Celebrating 25 years since first launching its dining deals, the event actually runs from July 24-Aug. 18 at 390 restaurants across all five boroughs spanning 34 cuisines.

Out of the original 100 restaurants that signed on to participate in 1992, 12 are reprising their appearance including Delmonico’s (in case you’ve been sleeping on this rightful NYC classic and a pioneer of the restaurant concept), Le Cirque and The Russian Tea Room.

Among the 33 newcomers to the program are Wolfgang Puck’s first restaurant in the city Cut, Tom Colicchio’s new downtown stunner Fowler & Wells and Untitled, Danny Meyer’s fine dining restaurant at the new Whitney Museum.

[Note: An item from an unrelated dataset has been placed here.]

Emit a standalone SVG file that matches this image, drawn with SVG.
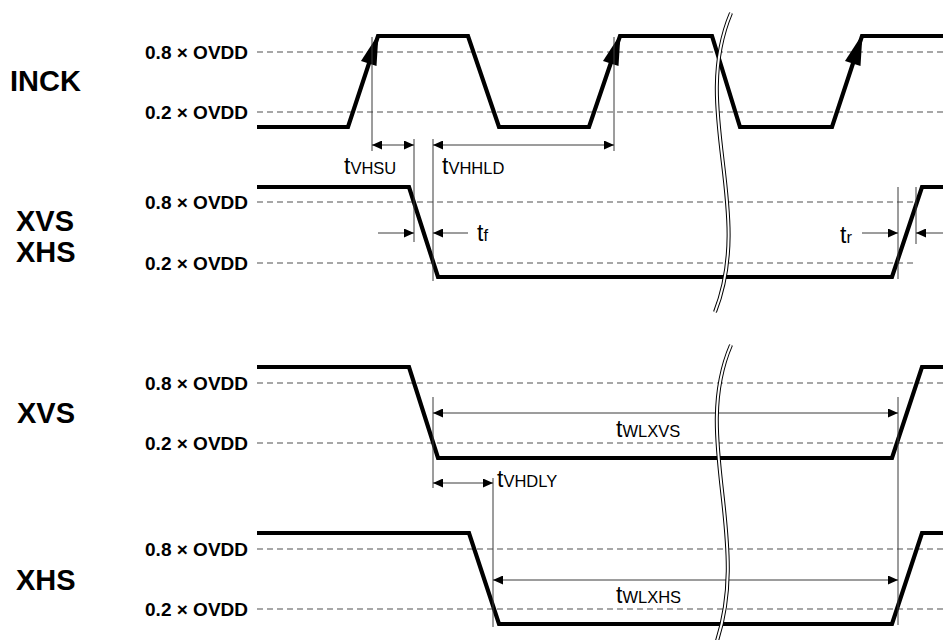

For lunch, the deal is a three-course prix-fixe menu for $29, while dinner brings a three-course prix-fixe for $42 (not including drinks, tax and tip). New for this year is a Summer Tasting Series, four nights of special dinners with wine pairings benefiting charities for $75 per person at four different restaurants, including Jose Garces’ Amada and Batard Tribeca.

For all the details and to make reservations, visit nycgo.com. While you try to narrow down your choices, follow our three tips to make the most of the event:

1. Is it really a deal?
A prix fixe menu is only good if you’re getting a deal. Check the regular menu and compare prices.

2. Do you really want to eat this?
Maybe you’ve wanted to try a pricey restaurant forever, but if all they’re serving is chicken when you know the steak is their signature dish, it might not be worth taking advantage of the deal.

3. Can you make it a lunch date?
Whether it’s business or pleasure, take advantage of the slower pace of life during the summer and try to get away for lunch rather than dinner. You’ll have lots more options (many restaurants don’t need a boost at dinner) and get a better deal.